Dieu tendresse et pitié, lent à la colère… Dieu est patient, de cette patience qui s’exprime dans cette parabole du vigneron. Celui-ci défend le figuier et lui donne encore un an – alors que cela fait déjà trois ans que l’arbre ne produit rien. Dieu a un rapport au temps différent du nôtre. Cela peut être une des manières de comprendre ce nom, ce je suis qui je suis : je suis celui qui a toujours été, qui est pleinement maintenant, et qui sera toujours. Dieu est en quelque sorte hors du temps, ce qui lui permet de nous donner du temps pour nous convertir, nous tourner vers lui… Nous sommes invités alors à faire de même : à faire preuve de patience avec ceux qui nous entourent, à prendre en compte la croissance dans le temps de chacun, sans exiger d’eux qu’ils vivent la perfection de la vie chrétienne de manière instantanée. Cela ne veut pas dire que cette perfection n’est pas la même pour tous – et le figuier est bien appelé à porter du fruit – mais accepter que cela puisse se faire par étapes. C’est ce que Jean Paul II, puis le pape François, appelle la loi de gradualité.

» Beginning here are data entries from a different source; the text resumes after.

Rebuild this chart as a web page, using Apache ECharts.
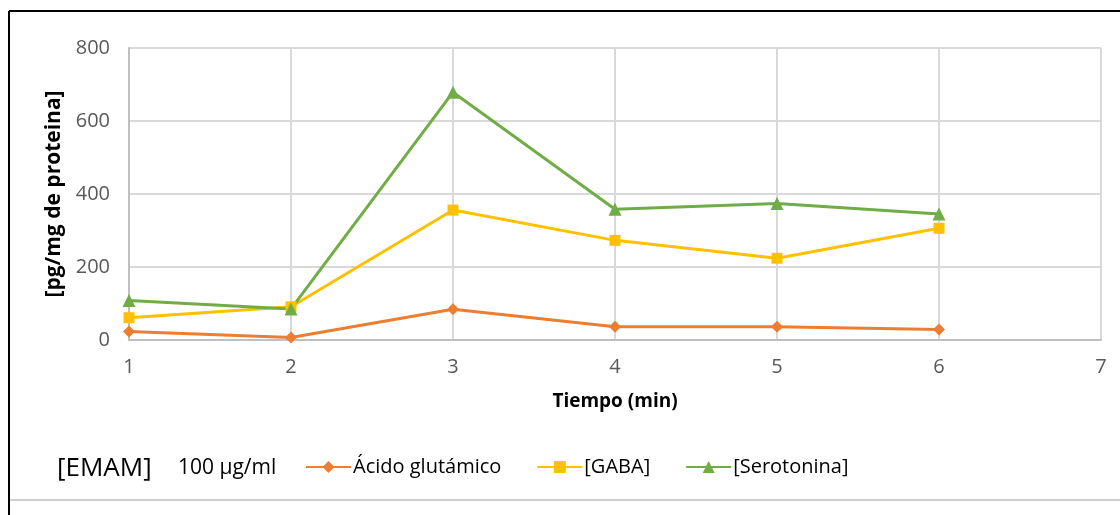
<!DOCTYPE html>
<html>
<head>
<meta charset="utf-8">
<script src="https://cdn.jsdelivr.net/npm/echarts@6/dist/echarts.min.js"></script>
<style>
html,body{margin:0;padding:0;background:#fff;}
#chart{width:1120px;height:515px;}
</style>
</head>
<body>
<div id="chart"></div>
<script>
const tiempos = [1, 2, 3, 4, 5, 6];
const acidoGlutamico = [23, 7, 84, 36, 36, 29];
const gaba = [61, 91, 356, 273, 224, 306];
const serotonina = [108, 85, 679, 358, 374, 345];
const seriesNames = ['Ácido glutámico', '[GABA]', '[Serotonina]'];
const yTicks = [0, 200, 400, 600, 800];
const xTicks = [1, 2, 3, 4, 5, 6, 7];

const pairs = vals => tiempos.map((t, i) => [t, vals[i]]);
const font = 'Open Sans, Noto Sans, sans-serif';

const chart = echarts.init(document.getElementById('chart'));
chart.setOption({
  animation: false,
  backgroundColor: '#fff',
  grid: {left: 129, right: 19, top: 48, bottom: 175, containLabel: false},
  xAxis: {
    type: 'value', min: xTicks[0], max: xTicks[xTicks.length - 1], interval: 1,
    name: 'Tiempo (min)', nameLocation: 'middle', nameGap: 52,
    nameTextStyle: {fontFamily: font, fontWeight: 'bold', fontSize: 19, color: '#000'},
    axisLine: {show: true, lineStyle: {color: '#BFBFBF', width: 2}},
    axisTick: {show: false},
    axisLabel: {color: '#595959', fontSize: 20, fontFamily: font, margin: 17},
    splitLine: {show: true, lineStyle: {color: '#D9D9D9', width: 2}}
  },
  yAxis: {
    type: 'value', min: yTicks[0], max: yTicks[yTicks.length - 1], interval: 200,
    name: '[pg/mg de proteina]', nameLocation: 'middle', nameGap: 57, nameRotate: 90,
    nameTextStyle: {fontFamily: font, fontWeight: 'bold', fontSize: 21, color: '#000'},
    axisLine: {show: true, lineStyle: {color: '#BFBFBF', width: 2}},
    axisTick: {show: false},
    axisLabel: {color: '#595959', fontSize: 20, fontFamily: font, margin: 19},
    splitLine: {show: true, lineStyle: {color: '#D9D9D9', width: 2}}
  },
  legend: {
    left: 300, top: 452, itemWidth: 45, itemHeight: 15, itemGap: 35,
    textStyle: {fontSize: 20, fontFamily: font, color: '#000', padding: [0,0,0,-3]},
    data: seriesNames
  },
  series: [
    {name: seriesNames[0], type: 'line', data: pairs(acidoGlutamico), symbol: 'diamond', symbolSize: 12,
     lineStyle: {color: '#ED7D31', width: 3}, itemStyle: {color: '#ED7D31'}},
    {name: seriesNames[1], type: 'line', data: pairs(gaba), symbol: 'rect', symbolSize: 11,
     lineStyle: {color: '#FFC000', width: 3}, itemStyle: {color: '#FFC000'}},
    {name: seriesNames[2], type: 'line', data: pairs(serotonina), symbol: 'triangle', symbolSize: 13,
     lineStyle: {color: '#70AD47', width: 3}, itemStyle: {color: '#70AD47'}}
  ],
  graphic: [
    {type: 'line', shape: {x1: 9, y1: 11, x2: 1120, y2: 11}, style: {stroke: '#000', lineWidth: 2}},
    {type: 'line', shape: {x1: 9, y1: 11, x2: 9, y2: 515}, style: {stroke: '#000', lineWidth: 2}},
    {type: 'line', shape: {x1: 10, y1: 500, x2: 1120, y2: 500}, style: {stroke: '#BFBFBF', lineWidth: 1.5}},
    {type: 'text', left: 57, top: 456, style: {text: '[EMAM]', fontSize: 26, fontFamily: font, fill: '#000'}},
    {type: 'text', left: 178, top: 458, style: {text: '100 µg/ml', fontSize: 21, fontFamily: font, fill: '#000'}}
  ]
});
</script>
</body>
</html>
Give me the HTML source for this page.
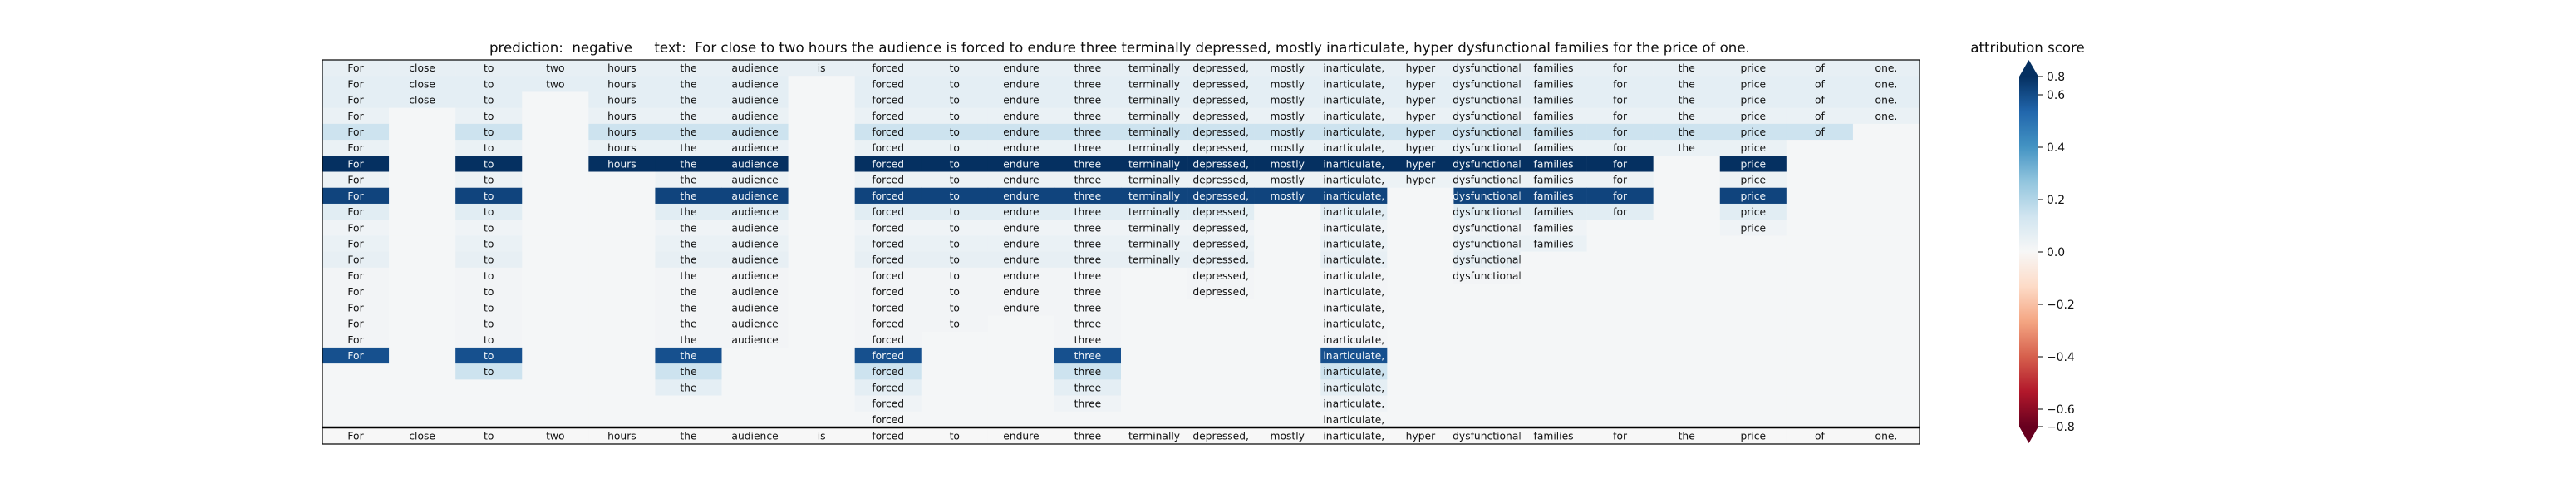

Dieu tendresse et pitié, lent à la colère, plein d’amour. Plein d’amour, on pense bien comprendre. Mais le risque est de concevoir cet amour de façon mièvre, passive. Non, l’amour de Dieu est totalement actif. C’est l’amour du vigneron envers son figuier, pour l’heure stérile, qui vient bêcher autour et répandre du fumier. C’est l’amour de Dieu qui accompagne Israël lors de sa sortie d’Egypte, qui le nourrit et l’abreuve… Physiquement mais aussi spirituellement… Cette activité de l’amour se révèle au plus haut point dans la mort et la résurrection du Fils sur la croix. Pour nous c’est une invitation à ce que notre amour pour Dieu et pour l’homme ne soit pas seulement affectif mais pleinement effectif…
Dieu tendresse et pitié, lent à la colère, plein d’amour et de vérité. Il manque de dernier moreau dans le psaume, mais il est dans l’Exode et il me semble important. Parce que cette vérité est très liée à la justice. C’est celle qui prend en compte le fruit que nous portons. Quelle vérité y aurait-il si Dieu ne prenait pas en considération notre volonté libre de nous tourner vers lui ? Quelle vérité y aurait-il – et quelle justice – si Dieu nous imposait son salut ? Dans l’épisode du buisson ardent, le Seigneur attend que Moïse fasse un détour pour venir à lui. Dieu attend son acte libre. Cette vérité, c’est celle de la justice de Dieu, une justice eschatologique, qui s’exprime dans la conclusion de la parabole : peut-être le figuier donnera-t-il du fruit à l’avenir. Sinon, tu le couperas. Si Dieu est plein de vérité, à nous aussi de vivre cette vérité, dans notre agir concret, à nous de repérer ce qui dans nos actes n’est pas en adéquation avec notre foi.
Le Seigneur est tendresse et pitié, lent à la colère, plein d’amour et de vérité : un Dieu qui se laisse toucher par notre mal – un appel à lutter contre l’indifférence, un Dieu qui patiente – la loi de gradualité – un Dieu qui aime activement – passer d’un amour affectif à un amour effectif – un Dieu de vérité – qui tient compte de notre libre réponse.
L’Evangile nous laisse sur une incertitude. Que va donner le figuier? A nous d’écrire la suite de l’histoire.